Sui social un (nuovo?) trend, i “meat influencer” fa strage di visualizzazioni, enfatizzando uno stile di vita a base di muscoli esibiti e carne cruda, meglio se ancora pulsante. Uno dei suoi più famosi alfieri “The Liver King” (il re del fegato, avete capito bene) con la sua dieta a base di interiora e testicoli, è protagonista di un documentario Netflix, e con lui orde di ominidi barbuti fedeli al credo di #Bbbe: beef, bacon, butter, eggs, (manzo, pancetta, burro e uova).Il richiamo, tipicamente da estrema destra è un’alimentazione di tipo ancestrale, primitiva, di un passato lontano e fumoso (!), i cui contorni sono lontani e poco definibili.
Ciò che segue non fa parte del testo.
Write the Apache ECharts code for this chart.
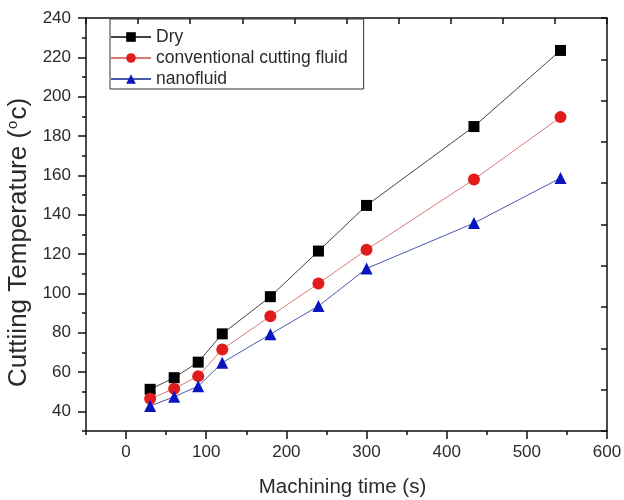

Il meat influencer si è scritto è il contrario del foodie: il suo è food horror non food porn, questi uomini che mangiano carne che gronda sangue, rigorosamente con le mani, (le posate e i piatti sono da maschio beta, da perdente, da sfigato) aspirano ad essere un modello per i maschi in crisi d’identità, che comprano i corsi di seduzione online, e sognano di essere Andrew Tate, (almeno quando è fuori dal carcere).
Se carne rossa, bacon, e uova, sono le fonti di proteine ammesse da questi (autoproclamati) maschi alfa, quella bandita invece, ovvero la proteina nemica, progressista, woke, è la soia. Sì, la soia e i suoi derivati sarebbero l’arma biologica con cui una cospirazione internazionale sta depotenziando la mascolinità occidentale, facendo diventare tutti i maschi, deboli, vulnerabili e queer: dei Soy Boy.
I Soy Right, infatti, esponenti di questa corrente (culturale?) di maschi bianchi che hanno scelto la soia (e i suoi derivati) come nemico, sostengono che la soia contenga estrogeni, e che quindi il suo consumo, nei maschi porti a sviluppare tratti fisici femminili, e in generale debolezza, tratto che i maschi carnivori associano, di default, alla femminilità. Il maschio della era Trump, beve (e digerisce) il latte intero, rifiuta la soia in ogni sua forma, si nutre di snack a base di proteine animali, prodotti da veterani dell’esercito, e carne cruda preferibilmente.
Cambiamento climatico, salute e benessere animale, temi che tanto sembravano avere preso campo nel dibattito pubblico e nella vita delle persone, sembrano ormai relegate nel passato. Anche da noi, hamburgherie, steak house e grill, format dal sapore (e dall’odore) anni ‘80 sembrano tornate di moda, in clima di gastro restaurazione che relega le opzioni vegetariane ad una sorta di alimentazione penitenziale e insapore, che sa più di espiazione che di gourmanderie. Il che, cosa e come lo mangeremo è una delle sfide più grandi del futuro che abbiamo davanti, come umani e come pianeta in genere, ma del futuro, in questo clima surriscaldato e violento sembra importare sempre meno. Poche sembrano le (gastro) speranze in questo presente dove domina il fumo di carne (non solo animale) che brucia e che muore, ma sotto le ceneri spesso covano fermenti, verdissimi, di futuro.